センターで営業部門の業務を受託
SLAを設定し効果を保証
ここ数年で、現場の状況に則したマネジメント改革を実践してきたことがよくわかりました。しかし、これは経営陣がコンタクトセンター業務の重要性を認識しなければできない取り組みのように思えますが、その点はいかがでしょうか。
山下 当社は、担当役員だけでなく、役員全員と営業部長に関しては少なくとも月に1回、コンタクトセンターでお客様とのやり取りをモニタリングする、ということが奨励され、半ば義務化しています。そこから経営に関するヒントを得ようという狙いがある、という点ではコンタクトセンターの社内位置付けが高まっていることは間違いないでしょう。
さらに、最近ではコンタクトセンターに対する社内業務委託制度も発足し、単なるコストセンターと捉えられる傾向はなくなりつつあります。
どのような部門から業務を受託しているのですか。
山下 最も多いのは営業部門です。
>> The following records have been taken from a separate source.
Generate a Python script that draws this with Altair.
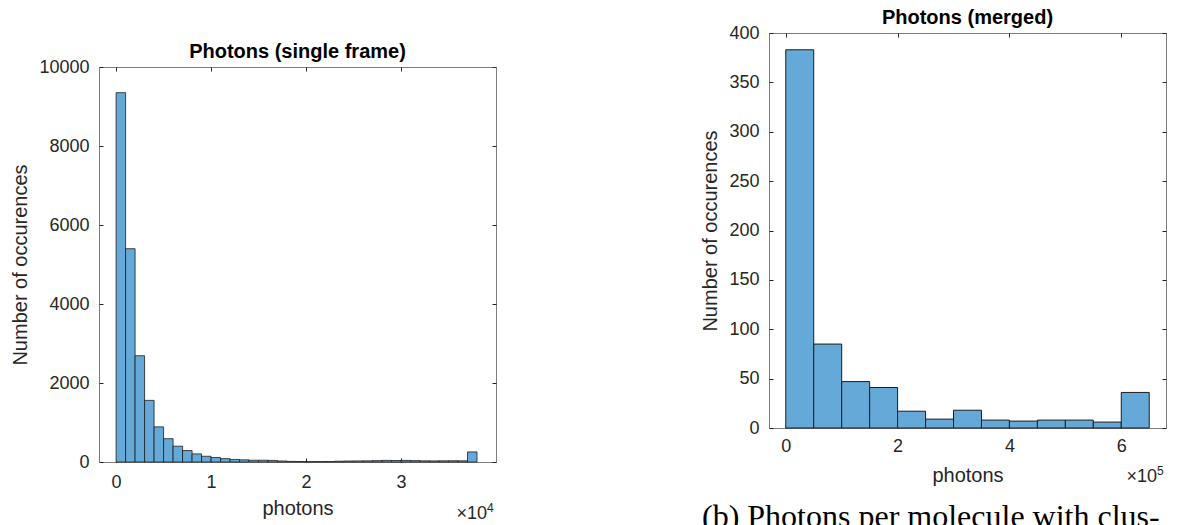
import altair as alt
import pandas as pd

# ---------------- data ----------------
single_counts = [9350, 5400, 2690, 1560, 890, 590, 400, 290, 205, 145,
                 115, 85, 65, 55, 45, 45, 40, 25, 15, 12,
                 10, 10, 12, 20, 25, 28, 30, 35, 40, 38,
                 40, 35, 30, 28, 30, 32, 30, 255]
single_bin_width = 1000

merged_counts = [383, 85, 47, 41, 17, 9, 18, 8, 7, 8, 8, 6, 36]
merged_bin_width = 50000

single_x_ticks = [0, 10000, 20000, 30000]
single_y_ticks = [0, 2000, 4000, 6000, 8000, 10000]
merged_x_ticks = [0, 200000, 400000, 600000]
merged_y_ticks = [0, 50, 100, 150, 200, 250, 300, 350, 400]

single_title = "Photons (single frame)"
merged_title = "Photons (merged)"
x_title = "photons"
y_title = "Number of occurences"
caption_b = "(b) Photons per molecule with clus-"

# ---------------- style ----------------
FILL = "#64A9D8"
EDGE = "#1d1d1d"
AX = "#262626"
FONT = "Liberation Sans"
W, H = 397, 395


def hist_panel(counts, bw, x_domain, y_domain, x_ticks, y_ticks, x_div,
               exp_digit, title, label_pad_x, title_pad_x, exp_dy, edge_w,
               extra=None):
    df = pd.DataFrame({"start": [i * bw for i in range(len(counts))],
                       "count": counts})
    df["end"] = df["start"] + bw
    df["base"] = 0
    xs = alt.Scale(domain=x_domain, nice=False, zero=False)
    ys = alt.Scale(domain=y_domain, nice=False)
    common = dict(tickSize=4, offset=-4, domain=False, grid=False,
                  tickColor=AX, tickWidth=1)
    bars = alt.Chart(df).mark_bar(fill=FILL, stroke=EDGE, strokeWidth=edge_w).encode(
        x=alt.X("start:Q", scale=xs,
                axis=alt.Axis(orient="bottom", values=x_ticks,
                              labelExpr=f"datum.value / {x_div}",
                              title=x_title, labelPadding=label_pad_x,
                              titlePadding=title_pad_x, **common)),
        x2="end:Q",
        y=alt.Y("count:Q", scale=ys,
                axis=alt.Axis(orient="left", values=y_ticks, format="d",
                              title=y_title, labelPadding=10,
                              titlePadding=8, **common)),
        y2="base:Q",
    )
    box = alt.Chart(df).mark_bar(opacity=0).encode(
        x=alt.X("start:Q", scale=xs,
                axis=alt.Axis(orient="top", values=x_ticks, labels=False,
                              title=None, **common)),
        x2="end:Q",
        y=alt.Y("count:Q", scale=ys,
                axis=alt.Axis(orient="right", values=y_ticks, labels=False,
                              title=None, **common)),
        y2="base:Q",
    )
    exp_df = pd.DataFrame({"base": ["\u00d710"], "pow": [exp_digit]})
    exp_base = alt.Chart(exp_df).mark_text(
        align="right", baseline="alphabetic", font=FONT, fontSize=18, color=AX
    ).encode(x=alt.value(W - 9), y=alt.value(H + exp_dy), text="base:N")
    exp_pow = alt.Chart(exp_df).mark_text(
        align="left", baseline="alphabetic", font=FONT, fontSize=12, color=AX
    ).encode(x=alt.value(W - 9), y=alt.value(H + exp_dy - 7), text="pow:N")
    layers = [bars, box, exp_base, exp_pow]
    if extra is not None:
        layers.append(extra)
    return alt.layer(*layers).resolve_axis(
        x="independent", y="independent"
    ).properties(
        width=W, height=H,
        title=alt.TitleParams(title, font=FONT, fontSize=20, fontWeight="bold",
                              color="black", offset=-4, anchor="middle"),
    )


left = hist_panel(single_counts, single_bin_width, [-1800, 40000], [0, 10000],
                  single_x_ticks, single_y_ticks, 10000, "4", single_title,
                  11.5, 7, 57, 0.8)

cap_df = pd.DataFrame({"t": [caption_b]})
caption = alt.Chart(cap_df).mark_text(
    align="left", baseline="alphabetic", font="Liberation Serif",
    fontSize=32, color="black"
).encode(x=alt.value(-67), y=alt.value(H + 99), text="t:N")

right = hist_panel(merged_counts, merged_bin_width, [-30000, 680000], [0, 400],
                   merged_x_ticks, merged_y_ticks, 100000, "5", merged_title,
                   9, 10, 54, 1.0, extra=caption)

spacer = alt.Chart(pd.DataFrame({"a": [0]})).mark_point(opacity=0).encode(
    x=alt.value(0), y=alt.value(0)
).properties(width=1, height=8, view=alt.ViewBackground(strokeOpacity=0))

chart = alt.hconcat(
    alt.vconcat(spacer, left, spacing=0),
    right,
    spacing=203,
).properties(
    padding={"left": 10, "top": 7, "right": 0, "bottom": 0}
).configure_view(
    stroke="#7d7d7d", strokeWidth=1
).configure_axis(
    labelFont=FONT, titleFont=FONT, labelFontSize=18, titleFontSize=20,
    labelColor=AX, titleColor=AX, titleFontWeight="normal"
)

chart.save("out.html", embed_options={"renderer": "svg", "actions": False})
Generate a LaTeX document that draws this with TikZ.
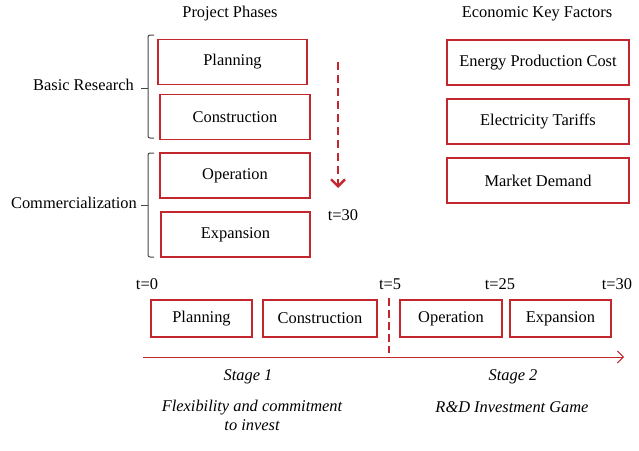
\documentclass[tikz,border=0pt]{standalone}
\usepackage{fontspec}
\setmainfont{Liberation Serif}
\usetikzlibrary{arrows.meta}
\definecolor{boxred}{RGB}{196,38,46}
\definecolor{brk}{RGB}{70,70,70}
\begin{document}
\begin{tikzpicture}[x=1pt,y=-1pt,
  every node/.style={font=\fontsize{16.4}{19}\selectfont, inner sep=0pt},
  phase/.style={draw=boxred, line width=1.7pt, minimum height=45pt},
  tbox/.style={draw=boxred, line width=1.7pt, minimum height=37pt},
  brack/.style={draw=brk, line width=1pt, rounded corners=2pt},
  itl/.style={font=\fontsize{16.4}{19}\selectfont\itshape, align=center}]
\useasboundingbox (0,0) rectangle (639,450);

% headings
\node (hpp) at (230,14) {Project Phases};
\node (hek) at (537,14) {Economic Key Factors};

% left phase boxes
\node[phase, minimum width=149pt] (p1) at (232.5,62) {Planning};
\node[phase, minimum width=150pt] (p2) at (235,117) {Construction};
\node[phase, minimum width=150pt] (p3) at (235,175.5) {Operation};
\node[phase, minimum width=149pt] (p4) at (235.5,234.5) {Expansion};

% brackets
\draw[brack] (154,35) -- (148,35) -- (148,138) -- (154,138);
\draw[brack] (148,88) -- (141,88);
\draw[brack] (154,153) -- (148,153) -- (148,257) -- (154,257);
\draw[brack] (148,205) -- (141,205);
\node[anchor=east] (br) at (134,85) {Basic Research};
\node[anchor=east] (cm) at (137,203) {Commercialization};

% dashed arrow
\coordinate (da) at (338,62);
\coordinate (db) at (338,188);
\draw[boxred, line width=2.8pt, dash pattern=on 8pt off 5pt,
  -{Straight Barb[length=7pt,width=14pt,line width=2.4pt]}] (da) -- (db);
\node (t30a) at (343,215) {t=30};

% right factor boxes
\node[phase, minimum width=182pt] (f1) at (538,62.5) {Energy Production Cost};
\node[phase, minimum width=182pt] (f2) at (538,121.5) {Electricity Tariffs};
\node[phase, minimum width=182pt] (f3) at (538,180.5) {Market Demand};

% timeline labels
\node (t0) at (147,284) {t=0};
\node (t5) at (390,284) {t=5};
\node (t25) at (500,284) {t=25};
\node (t30) at (617,284) {t=30};

% timeline boxes
\node[tbox, minimum width=101pt] (b1) at (201.5,318.5) {Planning};
\node[tbox, minimum width=114pt] (b2) at (320,318.5) {Construction};
\node[tbox, minimum width=102pt] (b3) at (451,318.5) {Operation};
\node[tbox, minimum width=101pt] (b4) at (560.5,318.5) {Expansion};

% vertical dashed divider
\coordinate (va) at (389,298);
\coordinate (vb) at (389,353);
\draw[boxred, line width=2.8pt, dash pattern=on 8pt off 4pt] (va) -- (vb);

% time axis
\coordinate (aa) at (143,357);
\coordinate (ab) at (624,357);
\draw[boxred, line width=0.9pt, -{Straight Barb[length=6pt,width=12pt]}] (aa) -- (ab);

% stage labels
\node[itl] (s1) at (248,377) {Stage 1};
\node[itl] (s2) at (513,377) {Stage 2};
\node[itl] (d1) at (252,415) {Flexibility and commitment\\to invest};
\node[itl] (d2) at (512,407) {R\&D Investment Game};
\end{tikzpicture}
\end{document}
離反顧客の防止や休眠顧客の掘り起こしをアウトバウンド・コールで実施する機会が増えています。
受託に際しては、効果を上げるために独自のサービス・レベルをセンター側から示します。例えば、離反顧客をどの位阻止する、休眠顧客をどの程度掘り起こすか――ということを、具体的な数値で示して受託しているのです。これによって、従事するエージェントのモチベーションを向上し、達成することでコンタクトセンターが経営に寄与できる存在だと示すこともできます。
売り上げや利益貢献という観点にもセンターの業務領域を拡大している、ということですね。そのためには、センターの体制も変化せざるを得ない、と思われますが。
山下 確かに、今後は社内業務受託によるアウトバウンド業務が増えることになるでしょう。当然、その仕組みを構築するためのシステム投資は必要ですが、ローコスト・オペレーションの徹底という方針を変えるつもりはありません。
具体的には、インバウンドの問い合わせの一部を、WebやIVR機能を拡充してセルフサービス化する予定です。そこで発生した余剰人員が、アウトバウンド業務に関するスキルを身につければ、これまで通りローコスト・オペレーションが可能と考えています。